Thank you for all the times you tried to keep my safe, when the last thing I thought I wanted or needed was safe.  Thank you for being exhausted by me, for never giving up on me, for not just pretending I didn't exist or disowning me when I gave you trouble or got in trouble or was the trouble, which I so often was.

Thank you for never trying to make me be somebody else, for letting me be what I was, for teaching me that love always loves, and always forgives and truly forgets, and values everything, good or bad, that makes up a human soul.

Because of you I know God.  I know about His love, because you demonstrated it for me in the best of all possible ways.  You were Saint Francis to me (preach always, if necessary use words, he said.  You did.  And you didn't need words).

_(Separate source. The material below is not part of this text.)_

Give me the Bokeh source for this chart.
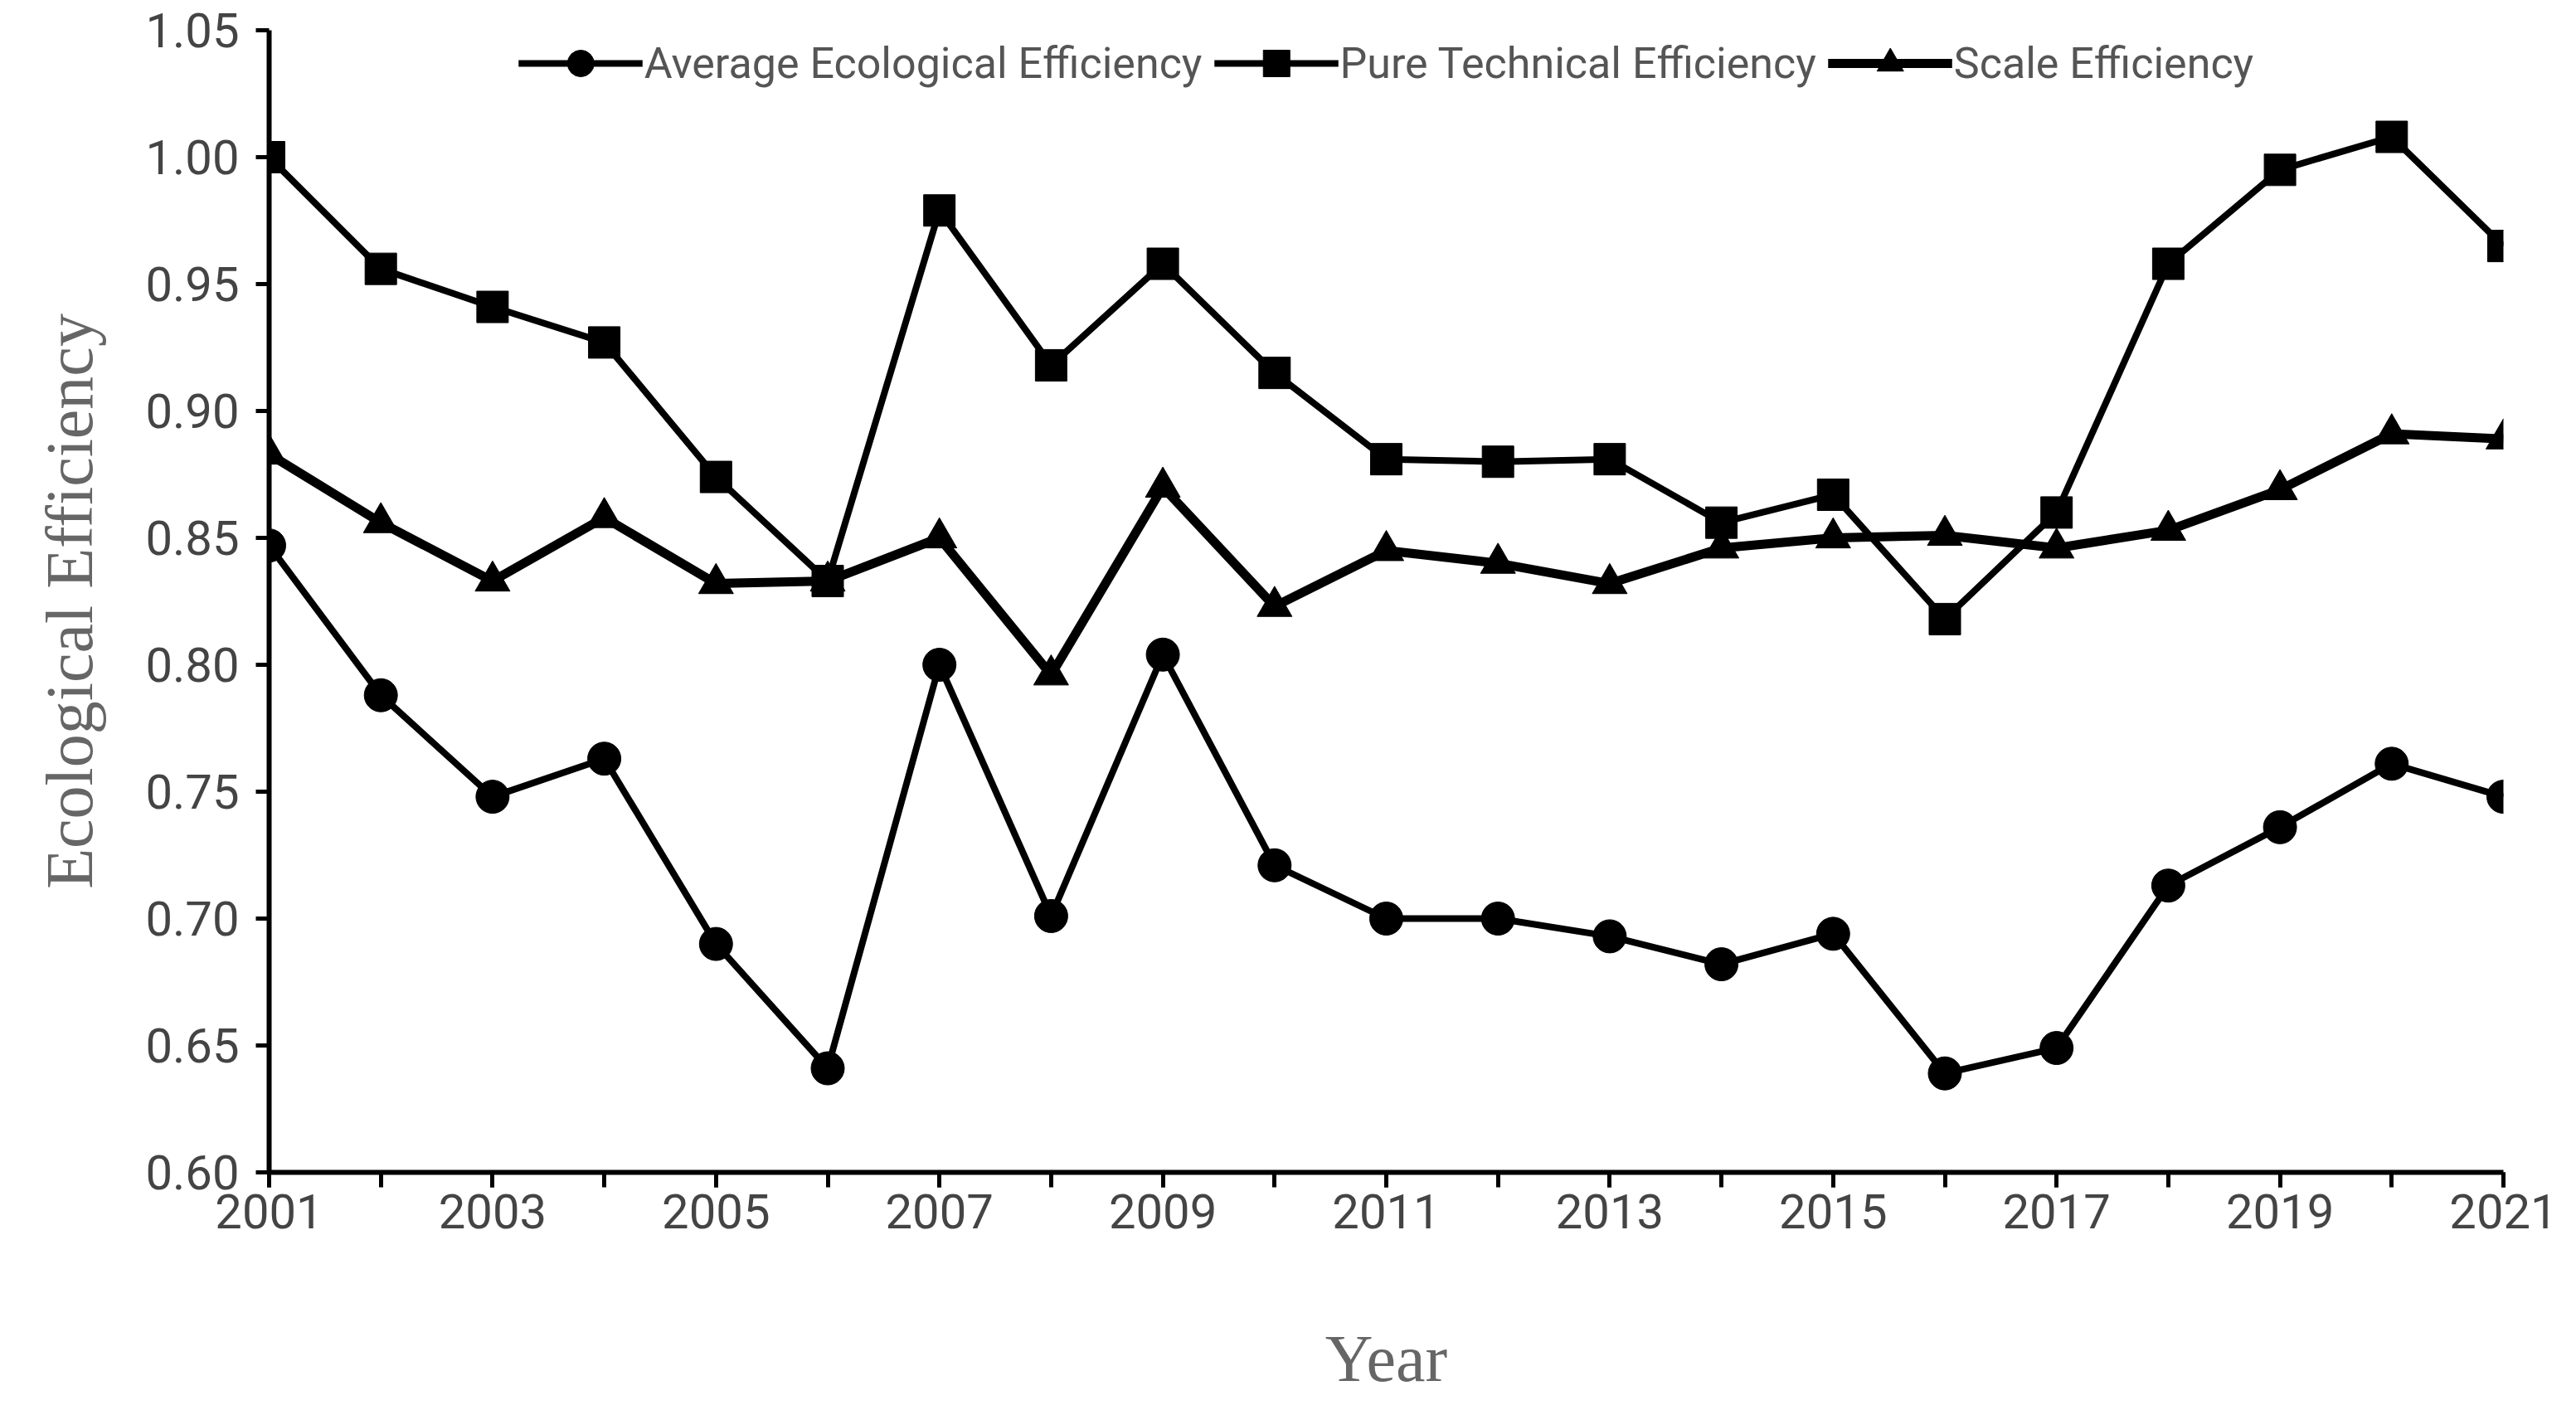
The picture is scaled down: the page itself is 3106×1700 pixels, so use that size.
from bokeh.plotting import figure
from bokeh.models import FixedTicker, Range1d, Legend, LegendItem, PrintfTickFormatter
from bokeh.embed import file_html
from bokeh.resources import INLINE

years = list(range(2001, 2022))
avg_eff = [0.847, 0.788, 0.748, 0.763, 0.690, 0.641, 0.800, 0.701, 0.804, 0.721, 0.700,
           0.700, 0.693, 0.682, 0.694, 0.639, 0.649, 0.713, 0.736, 0.761, 0.748]
pte = [1.000, 0.956, 0.941, 0.927, 0.874, 0.833, 0.979, 0.918, 0.958, 0.915, 0.881,
       0.880, 0.881, 0.856, 0.867, 0.818, 0.860, 0.958, 0.995, 1.008, 0.965]
se = [0.883, 0.856, 0.833, 0.858, 0.832, 0.833, 0.850, 0.796, 0.870, 0.823, 0.845,
      0.840, 0.832, 0.846, 0.850, 0.851, 0.846, 0.853, 0.869, 0.891, 0.889]
x_ticks = list(range(2001, 2022, 2))
y_ticks = [0.60, 0.65, 0.70, 0.75, 0.80, 0.85, 0.90, 0.95, 1.00, 1.05]

p = figure(width=3090, height=1684, output_backend="svg", toolbar_location=None,
           x_range=Range1d(2001, 2021), y_range=Range1d(0.6, 1.05),
           min_border_left=324, min_border_right=72, min_border_top=36, min_border_bottom=268)
p.outline_line_color = None
p.grid.visible = False

LW = 8
r1 = p.line(years, avg_eff, line_width=LW, color="black")
m1 = p.scatter(years, avg_eff, marker="circle", size=40, color="black")
r2 = p.line(years, pte, line_width=LW, color="black")
m2 = p.scatter(years, pte, marker="square", size=38, color="black")
r3 = p.line(years, se, line_width=LW + 3, color="black")
m3 = p.scatter(years, se, marker="triangle", size=42, color="black")

legend = Legend(items=[LegendItem(label="Average Ecological Efficiency", renderers=[r1, m1]),
                       LegendItem(label="Pure Technical Efficiency", renderers=[r2, m2]),
                       LegendItem(label="Scale Efficiency", renderers=[r3, m3])],
                orientation="horizontal", location="top", glyph_width=150, glyph_height=80,
                label_text_font="Liberation Sans Narrow, Roboto, sans-serif",
                label_text_font_size="52px", label_text_color="#555555",
                background_fill_alpha=0, border_line_color=None, spacing=14,
                label_standoff=2, margin=0, padding=0)
p.add_layout(legend)

for ax in (p.xaxis[0], p.yaxis[0]):
    ax.axis_line_width = 6
    ax.axis_line_color = "black"
    ax.major_tick_line_width = 5
    ax.minor_tick_line_width = 5
    ax.major_tick_line_color = "black"
    ax.minor_tick_line_color = "black"
    ax.major_tick_in = 0
    ax.minor_tick_in = 0
    ax.major_label_text_font = "Roboto"
    ax.major_label_text_font_size = "58px"
    ax.major_label_text_color = "#444444"
    ax.axis_label_text_font = "Liberation Serif"
    ax.axis_label_text_font_style = "normal"
    ax.axis_label_text_font_size = "80px"
    ax.axis_label_text_color = "#666666"

p.xaxis.ticker = FixedTicker(ticks=x_ticks, minor_ticks=years)
p.xaxis.major_tick_out = 18
p.xaxis.minor_tick_out = 18
p.xaxis.major_label_standoff = 8
p.xaxis.axis_label = "Year"
p.xaxis.axis_label_standoff = 110

p.yaxis.ticker = FixedTicker(ticks=y_ticks, minor_ticks=[])
p.yaxis.formatter = PrintfTickFormatter(format="%.2f")
p.yaxis.major_tick_out = 16
p.yaxis.major_label_standoff = 20
p.yaxis.axis_label = "Ecological Efficiency"
p.yaxis.axis_label_standoff = 44

open("out.html", "w").write(file_html(p, INLINE))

And what did my wonderful husband say, when we discussed what my illness might mean for our lives?

He said, " I love you ," of course.

And he does.

Sunday, January 3, 2010

It's cold.

How cold is it, Pilly?

Well, I'll tell you.  It's cold enough that I seriously considered sinning in a big way just so I could be sure of going somewhere very warm after I'm dead.

But I scrapped the idea because, really, what if the Eskimos are right and Hell is just endless frozen tundra with no igloo?   And frankly, I already live there, so what would be the point of dying?  At least in Wisconsin, spring does come eventually.

I would just like my husband to know that calling me every ten minutes to inquire whether I am a popsicle yet is not really useful.  I believe the pioneers only survived the winters on the prairie because there were no phones.  One too many phone calls inquiring about how they were doing would have eventually led some settler to take an ax and wipe out the whole colony and the United States would all be east of the Mississippi, today.

This house leaves a lot to be desired in the way of comfort.  On the up side, I cannot die of carbon monoxide poisoning because it's so drafty you can't keep a candle lit in the living room on a breezy day.  On the down side, you risk frostbite every time you get near a window.

Well, that's life,  you know.  As Almanzo Wilder was wont to say, it all evens out in the end.  The rich man gets his ice in the summer, but the poor man gets his in the winter, so it's all good, really.

There are some decided advantages to a cold house.  For instance, if you forget to put the leftovers away they don't spoil.  You have to thaw them in the microwave to eat them, but still. 

I think I have figured out why the pioneers only bathed once in a winter.  As the ice formed on top of the washtub they were sitting in they had to hurry in order not to be trapped til spring, and once of that was probably enough for them.

I'm still working out how they managed not to have to go to the outhouse until spring.   Whiskey may have been involved.  I read this really great diary kept by one of the lesser known Ingalls brothers who stayed in  Wisconsin and apparently never did anything notable.

I'm not sure why he felt the need to keep a journal.  Every day it's too cold to go anywhere, he gets lonesome for the neighbors, he eats the same thing once a day, occasionally he gets out to do some lumber jacking, once during a warm spell when it was only about forty below he managed to get to the neighbors cabin and have some coffee.  He mentions that he told the guy's wife he guessed he'd have to get married.

She should have started sleeping with the ax next to her, there were decided overtones of, "If your husband were to fall through the ice, maybe I could move in."

Apparently he never went that far, however, as for the rest of the winter he does nothing but complain about his loneliness and have the occasional pancake.

I used to wonder how Ma Ingalls managed not to kill Charles, as every time she got decent furniture and a garden planted he decided to push on further west,  Now I think maybe she was hoping it was warmer farther away.  This is the man that burned hay to keep warm one whole winter in South Dakota.  I think Jimmy might be one of his descendants.

So, anyway, here I am once again, trying to stay warm in one more fabulous antique of a house.

At least no one has asked me to plant a garden.